The convenience of cash
Cash remains indispensable for several reasons. “People trust cash and the value it represents,” says Holger Ziegler, Head of Strategy and Market Intelligence in the Currency Technology business of G+D. Some people hoard it because it gives them security and independence from banks in an era of low interest rates, as well as the anonymity and immunity from cyberattacks that it offers. Others like the convenience of cash payments and how easy it makes budgeting. Even in the most advanced digital payment countries, such as Sweden, users of cash are pushing back, pressuring the government to force banks and at least some retailers to continue to accept cash.
Cash looks set to remain relevant for many consumers thanks to its convenience, familiarity and utility. At the same time, digital payments are becoming ever more established and entrenched. Digital payments are helping overcome geographic barriers, such as between Indonesia’s many islands, which present challenges for managing cash and card distribution. Markets like these are leapfrogging from cash straight to digital payments and largely missing out the card payment stage altogether.

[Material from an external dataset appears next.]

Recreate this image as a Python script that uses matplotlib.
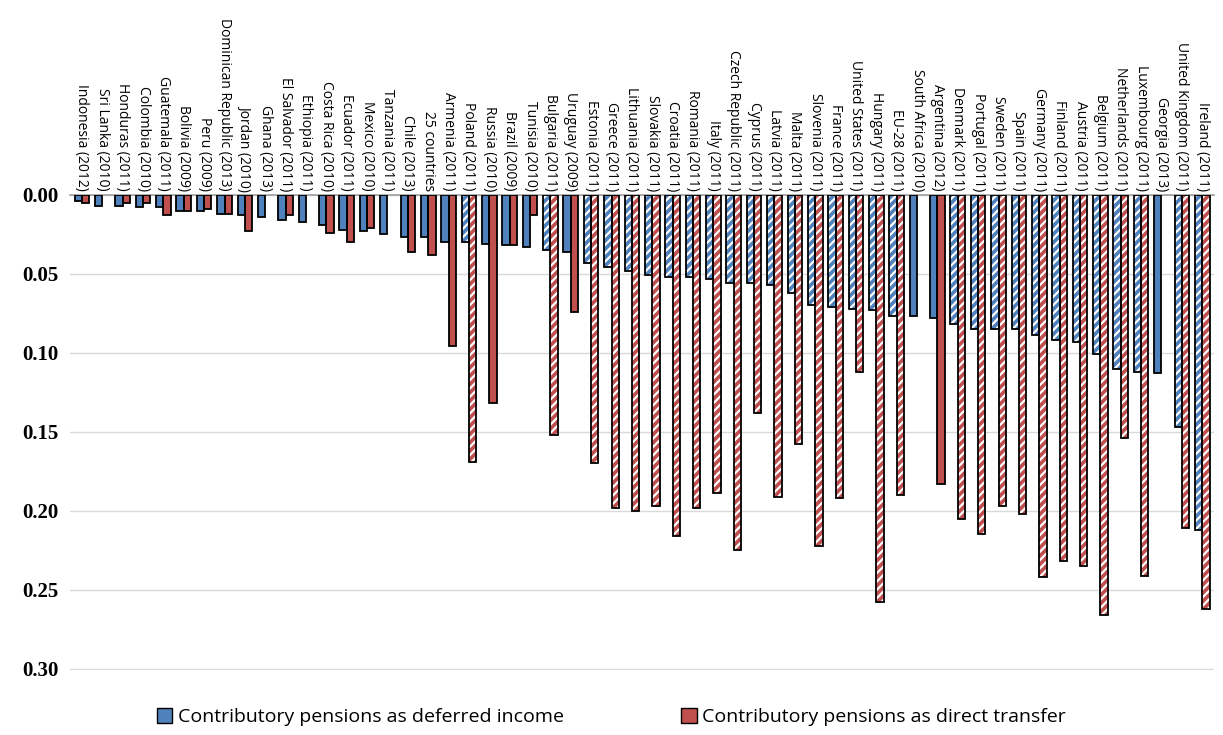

Digital payments also have much to offer the circa 30% of the global adult population which is still unbanked. Almost everyone has a mobile phone these days, which means electronic money can spread financial inclusion at historic rates. In Africa, some telcos have established a role in electronic money, such as the successful MPesa mobile money solution, which facilitate unprecedented access to payments for the unbanked and for cross-border payments in Kenya. Mobile payments based on bar codes or QR codes are increasingly popular in China and many emerging markets.
Digital payments are getting easier still. “There are even solutions where the mobile phone can be the POS itself and you don’t need the classical payment terminal or card,” says Barnabás Ferenczi, Head of Strategy & Marketing in the Smart Card and Digital Payment business of G+D. In large parts of Asia, and especially China, digital payments are becoming the default. Today, just under half of in-store purchases in China are made via a digital wallet, way above the levels in developed markets. Increasingly, these are being handled by recent disruptors, notably Alipay and WeChat.
The big technology players will continue to make inroads via their platforms, notably Alipay and WeChat Pay, used by more than 90% of adults in the major Chinese cities.1 Outside China, the “Pay” mobile wallet apps of Google, Samsung Pay and Apple are all fighting to grow their share of payments.